When talking with some people about Short Sales, sometimes they say, “I’ll just leave the keys on the table.”  Other times they may not know their options and just think that their only “choice” is a foreclosure.   We’ve talked about short sale vs foreclosure before and how short sales are almost always better than another option aside from selling it outright or keeping the home.

Foreclosure just became a worse “option” when Fannie announced:

Defaulting borrowers who walk-away and had the capacity to pay or did not complete a workout alternative in good faith will be ineligible for a new Fannie Mae-backed mortgage loan for a period of seven years from the date of foreclosure.

This is a huge deal, since most of the purchases are resold to Fannie Mae.

They explained:

“We’re taking these steps to highlight the importance of working with your servicer,” said Terence Edwards, executive vice president for credit portfolio management. “Walking away from a mortgage is bad for borrowers and bad for communities and our approach is meant to deter the disturbing trend toward strategic defaulting.

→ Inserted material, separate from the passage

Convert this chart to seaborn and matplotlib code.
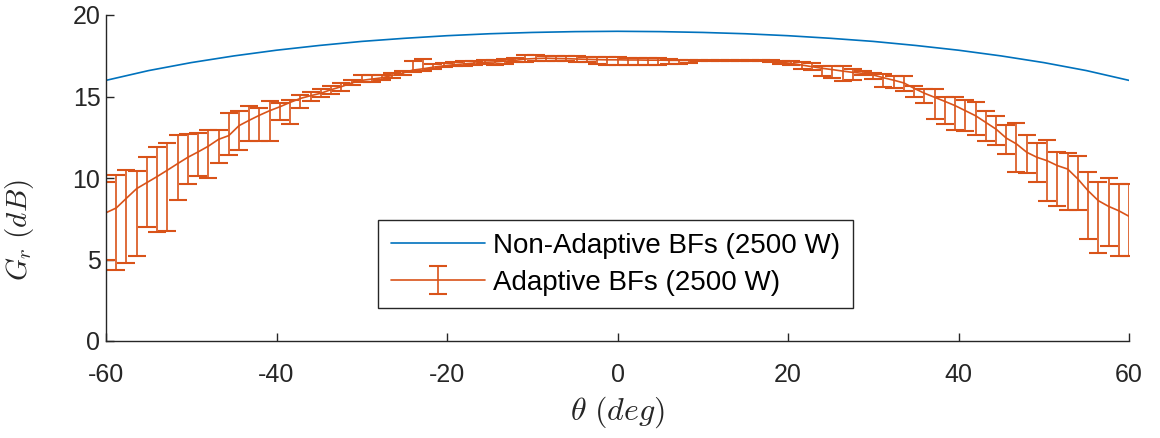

On the flip side, borrowers facing hardship who make a good faith effort to resolve their situation with their servicer will preserve the option to be considered for a future Fannie Mae loan in a shorter period of time.”

Foreclosure gets even worse…

They also announced legal action against borrowers who strategically default:

In an announcement next month, the company will be instructing its servicers to monitor delinquent loans facing foreclosure and put forth recommendations for cases that warrant the pursuit of deficiency judgments.